> WHAT NEEDS TO BE DONE: Start at the line that contains "Give me the Chart.js source for this chart.", stop at the line that contains "const fmt = v", and repeat every line in that span, those two included, with no pictures.

> EXERCISE INPUTS:
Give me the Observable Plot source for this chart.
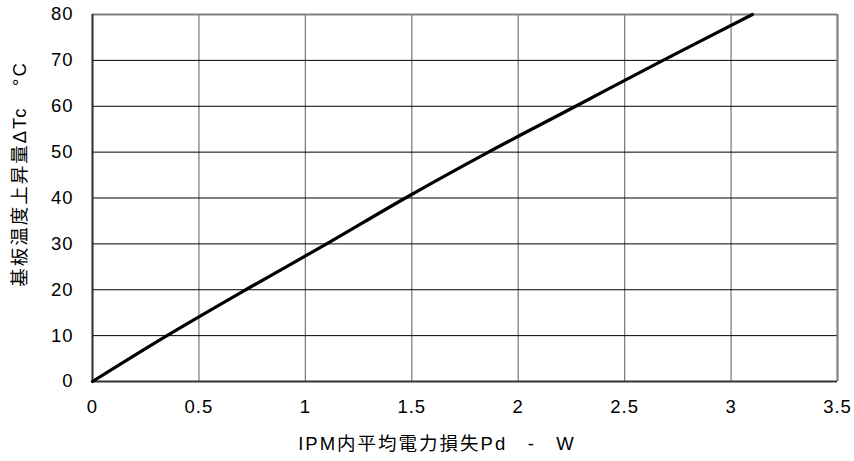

--

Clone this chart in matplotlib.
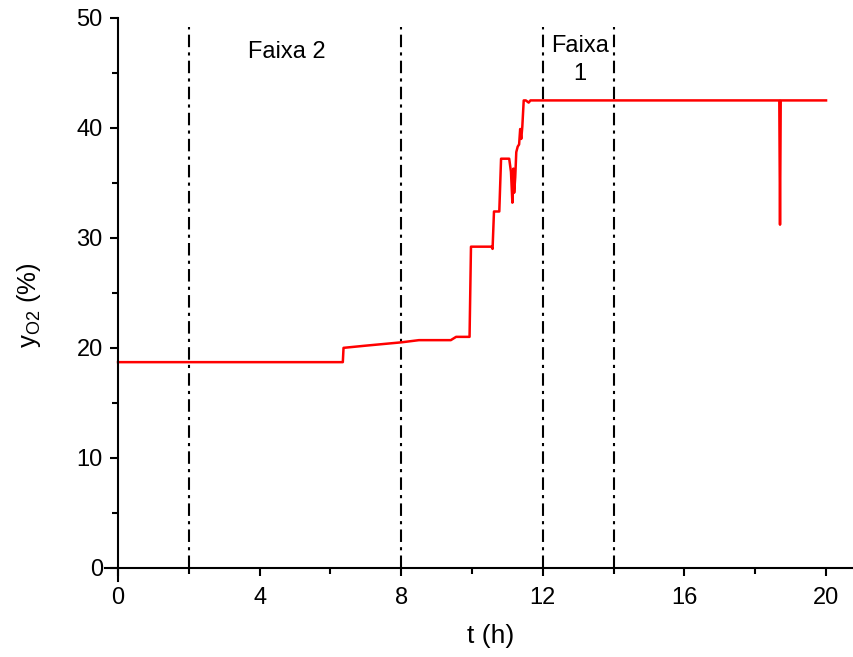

==

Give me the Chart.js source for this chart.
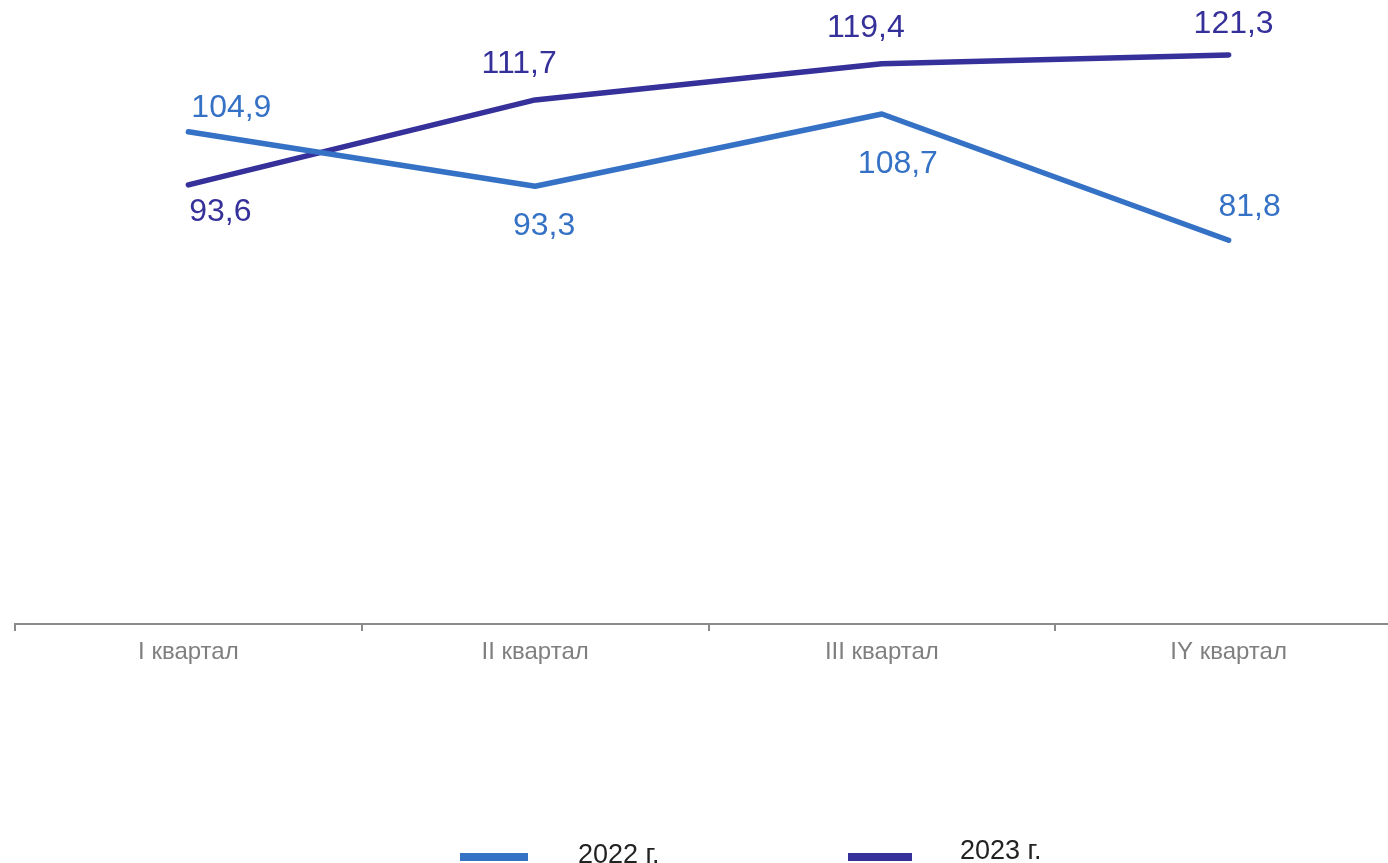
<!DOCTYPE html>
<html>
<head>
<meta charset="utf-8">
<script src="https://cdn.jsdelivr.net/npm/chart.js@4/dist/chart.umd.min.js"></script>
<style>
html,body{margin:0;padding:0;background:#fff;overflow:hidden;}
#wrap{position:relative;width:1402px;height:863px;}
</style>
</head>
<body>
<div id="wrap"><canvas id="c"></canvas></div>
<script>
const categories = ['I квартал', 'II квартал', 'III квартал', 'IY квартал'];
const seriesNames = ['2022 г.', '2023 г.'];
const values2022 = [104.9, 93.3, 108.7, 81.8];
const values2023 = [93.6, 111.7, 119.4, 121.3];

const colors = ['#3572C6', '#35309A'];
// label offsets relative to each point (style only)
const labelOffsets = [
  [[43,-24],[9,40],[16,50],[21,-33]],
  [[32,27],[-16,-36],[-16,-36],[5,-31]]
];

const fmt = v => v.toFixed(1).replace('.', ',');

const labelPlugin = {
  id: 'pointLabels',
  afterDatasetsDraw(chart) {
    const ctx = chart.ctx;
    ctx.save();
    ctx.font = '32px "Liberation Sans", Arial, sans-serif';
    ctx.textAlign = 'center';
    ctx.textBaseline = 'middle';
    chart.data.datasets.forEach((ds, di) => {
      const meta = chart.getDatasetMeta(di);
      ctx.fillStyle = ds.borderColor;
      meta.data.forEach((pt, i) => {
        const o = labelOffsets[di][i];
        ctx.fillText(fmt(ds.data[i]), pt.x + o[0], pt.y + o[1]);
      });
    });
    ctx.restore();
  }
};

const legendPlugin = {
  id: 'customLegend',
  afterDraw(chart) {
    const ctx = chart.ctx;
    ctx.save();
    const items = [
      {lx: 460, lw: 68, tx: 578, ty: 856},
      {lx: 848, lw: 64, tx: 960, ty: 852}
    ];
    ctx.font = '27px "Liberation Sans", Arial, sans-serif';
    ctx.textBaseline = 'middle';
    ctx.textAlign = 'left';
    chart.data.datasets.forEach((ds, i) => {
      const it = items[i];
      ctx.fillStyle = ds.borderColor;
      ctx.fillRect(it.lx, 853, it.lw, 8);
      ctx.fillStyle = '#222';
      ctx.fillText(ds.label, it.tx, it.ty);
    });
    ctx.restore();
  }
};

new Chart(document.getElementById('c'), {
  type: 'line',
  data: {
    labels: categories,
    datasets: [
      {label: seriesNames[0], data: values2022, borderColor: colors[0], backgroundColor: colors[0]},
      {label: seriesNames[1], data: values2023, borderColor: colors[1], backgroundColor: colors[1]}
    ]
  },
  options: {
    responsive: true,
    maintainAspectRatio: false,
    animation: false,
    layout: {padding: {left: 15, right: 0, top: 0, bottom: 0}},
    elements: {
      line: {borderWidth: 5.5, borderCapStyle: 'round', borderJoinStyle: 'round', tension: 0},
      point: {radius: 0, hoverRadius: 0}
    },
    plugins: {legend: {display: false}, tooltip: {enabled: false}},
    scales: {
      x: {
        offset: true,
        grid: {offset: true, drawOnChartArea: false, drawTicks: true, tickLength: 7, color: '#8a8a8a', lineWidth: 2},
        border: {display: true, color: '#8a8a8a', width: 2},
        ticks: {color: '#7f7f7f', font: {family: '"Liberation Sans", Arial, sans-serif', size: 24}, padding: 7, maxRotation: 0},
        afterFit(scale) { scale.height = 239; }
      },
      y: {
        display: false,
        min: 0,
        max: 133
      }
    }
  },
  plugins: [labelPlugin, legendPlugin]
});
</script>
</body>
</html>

> EXERCISE ANSWER:
Give me the Chart.js source for this chart.
<!DOCTYPE html>
<html>
<head>
<meta charset="utf-8">
<script src="https://cdn.jsdelivr.net/npm/chart.js@4/dist/chart.umd.min.js"></script>
<style>
html,body{margin:0;padding:0;background:#fff;overflow:hidden;}
#wrap{position:relative;width:1402px;height:863px;}
</style>
</head>
<body>
<div id="wrap"><canvas id="c"></canvas></div>
<script>
const categories = ['I квартал', 'II квартал', 'III квартал', 'IY квартал'];
const seriesNames = ['2022 г.', '2023 г.'];
const values2022 = [104.9, 93.3, 108.7, 81.8];
const values2023 = [93.6, 111.7, 119.4, 121.3];

const colors = ['#3572C6', '#35309A'];
// label offsets relative to each point (style only)
const labelOffsets = [
  [[43,-24],[9,40],[16,50],[21,-33]],
  [[32,27],[-16,-36],[-16,-36],[5,-31]]
];

const fmt = v => v.toFixed(1).replace('.', ',');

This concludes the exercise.